Starting at the first line of the entries, extract each line up to and including the one that contains "import pandas as pd", but leave out the pictures.

[START]

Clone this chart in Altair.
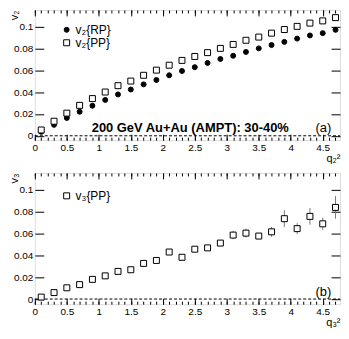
import altair as alt
import pandas as pd

# ---------------- data ----------------
q = [0.1, 0.3, 0.5, 0.7, 0.9, 1.1, 1.3, 1.5, 1.7, 1.9, 2.1, 2.3,
     2.5, 2.7, 2.9, 3.1, 3.3, 3.5, 3.7, 3.9, 4.1, 4.3, 4.5, 4.7]
v2_rp = [0.0036, 0.0100, 0.0163, 0.0220, 0.0275, 0.0328, 0.0378, 0.0423,
         0.0470, 0.0510, 0.0553, 0.0592, 0.0627, 0.0666, 0.0702, 0.0731,
         0.0766, 0.0799, 0.0829, 0.0858, 0.0888, 0.0917, 0.0938, 0.0968]
v2_pp = [0.0053, 0.0133, 0.0207, 0.0278, 0.0340, 0.0400, 0.0458, 0.0500,
         0.0553, 0.0600, 0.0645, 0.0689, 0.0725, 0.0760, 0.0799, 0.0835,
         0.0873, 0.0902, 0.0938, 0.0971, 0.1000, 0.1030, 0.1050, 0.1080]
v3_pp = [0.0018, 0.0059, 0.0103, 0.0132, 0.0180, 0.0212, 0.0253, 0.0268,
         0.0326, 0.0353, 0.0430, 0.0382, 0.0456, 0.0468, 0.0512, 0.0585,
         0.0603, 0.0576, 0.0615, 0.0735, 0.0644, 0.0756, 0.0688, 0.0838]
v3_err = [0.0005, 0.0006, 0.0007, 0.0008, 0.0009, 0.0010, 0.0011, 0.0012,
          0.0013, 0.0014, 0.0016, 0.0018, 0.0020, 0.0022, 0.0028, 0.0038,
          0.0040, 0.0028, 0.0045, 0.0078, 0.0050, 0.0076, 0.0056, 0.0103]

series_top = ["v₂{RP}", "v₂{PP}"]
series_bot = ["v₃{PP}"]
x_major = [0, 0.5, 1, 1.5, 2, 2.5, 3, 3.5, 4, 4.5]
x_minor = [round(0.1 * i, 1) for i in range(48)]
y_major = [0, 0.02, 0.04, 0.06, 0.08, 0.1]

note_top = "200 GeV Au+Au (AMPT): 30-40%"
tag_top = "(a)"
tag_bot = "(b)"

FONT = "Liberation Sans"
XDOM = [0, 4.77]
W = 307

top_df = pd.DataFrame({
    "q": q * 2,
    "v": v2_rp + v2_pp,
    "s": [series_top[0]] * len(q) + [series_top[1]] * len(q),
})
bot_df = pd.DataFrame({"q": q, "v": v3_pp, "s": [series_bot[0]] * len(q),
                       "lo": [a - b for a, b in zip(v3_pp, v3_err)],
                       "hi": [a + b for a, b in zip(v3_pp, v3_err)]})


def xax(orient, values, size, labels=False, title=None):
    kw = dict(orient=orient, values=values, tickSize=size, offset=-size,
              domain=False, grid=False, labels=labels, tickColor="black",
              tickWidth=1, minExtent=0)
    if labels:
        kw.update(labelExpr="format(datum.value, '~g')", labelFlush=False,
                  labelOverlap=False, labelFont=FONT, labelFontSize=10,
                  labelColor="black", labelPadding=2)
    if title:
        kw.update(title=title, titleX=W, titleY=size + 12,
                  titleAlign="right", titleBaseline="top", titleAngle=0,
                  titleFont=FONT, titleFontSize=11, titleFontWeight="normal",
                  titleColor="black")
    else:
        kw.update(title=None)
    return alt.Axis(**kw)


def yax(orient, size, labels=False, title=None):
    kw = dict(orient=orient, values=y_major, tickSize=size, offset=-size,
              domain=False, grid=False, labels=labels, tickColor="black",
              tickWidth=1, minExtent=0)
    if labels:
        kw.update(labelExpr="format(datum.value, '~g')", labelFlush=False,
                  labelOverlap=False, labelFont=FONT, labelFontSize=10,
                  labelColor="black", labelPadding=2)
    if title:
        kw.update(title=title, titleX=-size - 20, titleY=0,
                  titleAngle=270, titleAlign="right", titleBaseline="middle",
                  titleFont=FONT, titleFontSize=11, titleFontWeight="normal",
                  titleColor="black")
    else:
        kw.update(title=None)
    return alt.Axis(**kw)


def panel(df, ydom, series, fills, shapes, sizes, ytitle, xtitle, tag,
          height, legend_y, note=None, errors=False):
    xs = alt.Scale(domain=XDOM, nice=False, zero=False)
    ys = alt.Scale(domain=ydom, nice=False, zero=False)
    leg = alt.Legend(orient="none", legendX=26, legendY=legend_y, title=None,
                     labelFont=FONT, labelFontSize=12, labelColor="black",
                     symbolStrokeWidth=1, symbolSize=36,
                     rowPadding=1, labelOffset=3)
    enc = dict(
        x=alt.X("q:Q", scale=xs, axis=xax("bottom", x_major, 6, True, xtitle)),
        y=alt.Y("v:Q", scale=ys, axis=yax("left", 9, True, ytitle)),
        fill=alt.Fill("s:N", scale=alt.Scale(domain=series, range=fills),
                      legend=leg),
        stroke=alt.Stroke("s:N", scale=alt.Scale(domain=series,
                                                 range=["black"] * len(series)),
                          legend=leg),
        shape=alt.Shape("s:N", scale=alt.Scale(domain=series, range=shapes),
                        legend=leg),
    )
    if len(series) > 1:
        enc["size"] = alt.Size("s:N", scale=alt.Scale(domain=series,
                                                      range=sizes),
                               legend=leg)
    pts = alt.Chart(df).mark_point(strokeWidth=1, opacity=1,
                                   size=sizes[-1]).encode(**enc)
    zero = alt.Chart(pd.DataFrame({"a": [XDOM[0]], "b": [XDOM[1]], "v": [0.0]})
                     ).mark_rule(color="black", strokeDash=[3, 2],
                                 strokeWidth=1).encode(
        x=alt.X("a:Q", scale=xs, axis=xax("bottom", x_minor, 3)),
        x2=alt.X2("b:Q"),
        y=alt.Y("v:Q", scale=ys, axis=yax("right", 9)),
    )
    tagc = alt.Chart(pd.DataFrame({"q": [4.51], "v": [ydom[0] + 0.0075],
                                   "t": [tag]})).mark_text(
        font=FONT, fontSize=13, color="black", baseline="alphabetic",
        align="center").encode(
        x=alt.X("q:Q", scale=xs, axis=xax("top", x_major, 6)),
        y=alt.Y("v:Q", scale=ys, axis=None),
        text="t:N",
    )
    layers = [zero]
    if errors:
        err = alt.Chart(df).mark_rule(color="#777", strokeWidth=1).encode(
            x=alt.X("q:Q", scale=xs, axis=xax("top", x_minor, 3)),
            y=alt.Y("lo:Q", scale=ys, axis=None),
            y2="hi:Q",
        )
        layers.append(err)
    if note is not None:
        notec = alt.Chart(pd.DataFrame({"q": [3.97], "v": [ydom[0] + 0.0075],
                                        "t": [note]})).mark_text(
            font=FONT, fontSize=13, fontWeight="bold", color="black",
            baseline="alphabetic", align="right").encode(
            x=alt.X("q:Q", scale=xs, axis=xax("top", x_minor, 3)),
            y=alt.Y("v:Q", scale=ys, axis=None),
            text="t:N",
        )
        layers.append(notec)
    layers += [pts, tagc]
    return alt.layer(*layers).resolve_axis(x="independent", y="independent") \
        .properties(width=W, height=height)


top = panel(top_df, [-0.004, 0.115], series_top, ["black", "white"],
            ["circle", "square"], [25, 36], "v₂", "q₂²", tag_top, 131, 14,
            note=note_top)
bot = panel(bot_df, [-0.0047, 0.1153], series_bot, ["white"], ["square"],
            [36], "v₃", "q₃²", tag_bot, 132, 17, errors=True)

chart = alt.vconcat(top, bot, spacing=33, bounds="flush").resolve_scale(
    fill="independent", shape="independent", stroke="independent",
    size="independent"
).resolve_legend(fill="independent", shape="independent",
                 stroke="independent", size="independent").properties(
    padding=0).configure_view(
    stroke="black", strokeWidth=1).configure(background="white")

chart.save("out.html", embed_options={"renderer": "svg", "actions": False})
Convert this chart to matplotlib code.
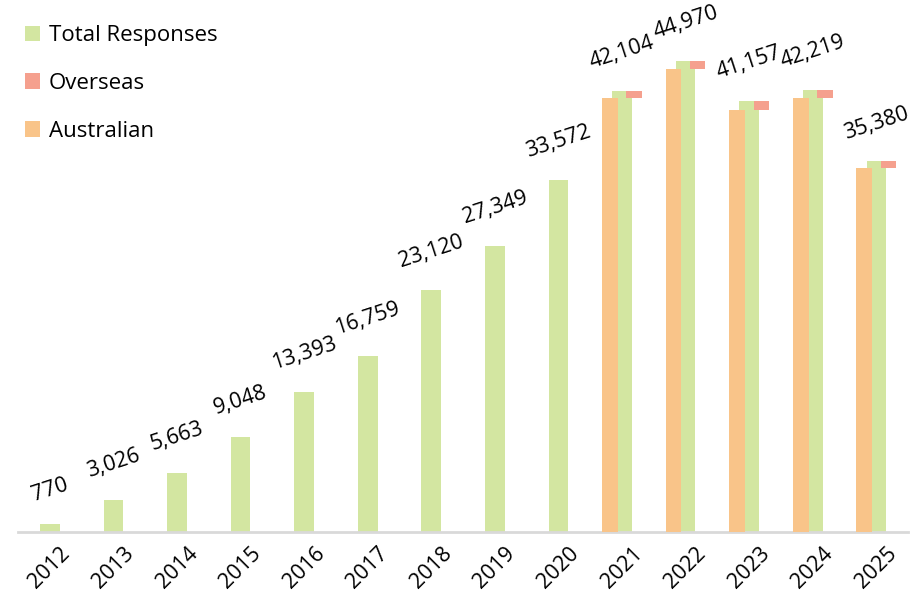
import matplotlib
matplotlib.use('Agg')
import matplotlib.pyplot as plt
import numpy as np

years = ['2012', '2013', '2014', '2015', '2016', '2017', '2018',
         '2019', '2020', '2021', '2022', '2023', '2024', '2025']
total = [770, 3026, 5663, 9048, 13393, 16759, 23120,
         27349, 33572, 42104, 44970, 41157, 42219, 35380]
# split only reported from 2021 on
australian = [0, 0, 0, 0, 0, 0, 0, 0, 0, 41400, 44180, 40330, 41460, 34720]
overseas = [0, 0, 0, 0, 0, 0, 0, 0, 0, 704, 790, 827, 759, 660]

plt.rcParams['font.family'] = ['Open Sans', 'DejaVu Sans']

fig = plt.figure(figsize=(9.22, 6.07), dpi=100)
ax = fig.add_axes([0.0195, 0.1236, 0.9655, 0.8764])

x = np.arange(len(years))
green = '#D3E6A1'
orange = '#F9C489'
salmon = '#F5A08E'

ax.bar(x, total, width=0.31, color=green, label='Total Responses', zorder=2)
ax.bar(x + 0.19, overseas, width=0.24, bottom=australian, color=salmon,
       label='Overseas', zorder=4)
ax.bar(x - 0.19, australian, width=0.25, color=orange, label='Australian', zorder=3)

for xi, t in zip(x, total):
    ax.annotate(f'{t:,}', (xi, t), xytext=(0, 13), textcoords='offset points',
                ha='center', va='bottom', rotation=18, fontsize=15.5, color='black')

ax.set_xlim(-0.5, len(years) - 0.5)
ax.set_ylim(0, 50800)
ax.set_xticks(x)
ax.set_xticklabels(years, rotation=45, fontsize=15.5)
ax.tick_params(axis='x', length=0, pad=8)
ax.set_yticks([])
for s in ['top', 'right', 'left']:
    ax.spines[s].set_visible(False)
ax.spines['bottom'].set_color('#d9d9d9')
ax.spines['bottom'].set_linewidth(2)

ax.legend(loc='upper left', bbox_to_anchor=(0.0, 0.965), frameon=False, fontsize=16,
          handlelength=0.7, handleheight=0.7, handletextpad=0.4, labelspacing=1.2,
          borderaxespad=0.0, borderpad=0.3)

fig.savefig('out.png', dpi=100)
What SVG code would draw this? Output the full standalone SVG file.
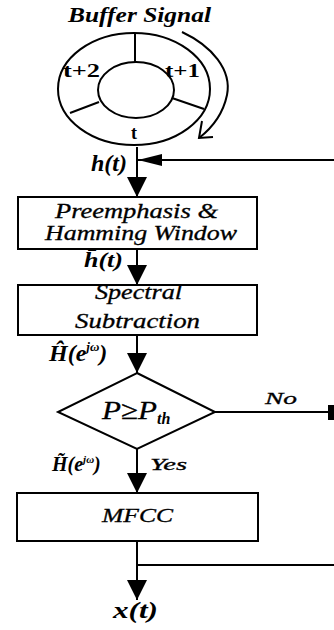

[END]

> [THE SOLUTION]:
Clone this chart in Altair.
import altair as alt
import pandas as pd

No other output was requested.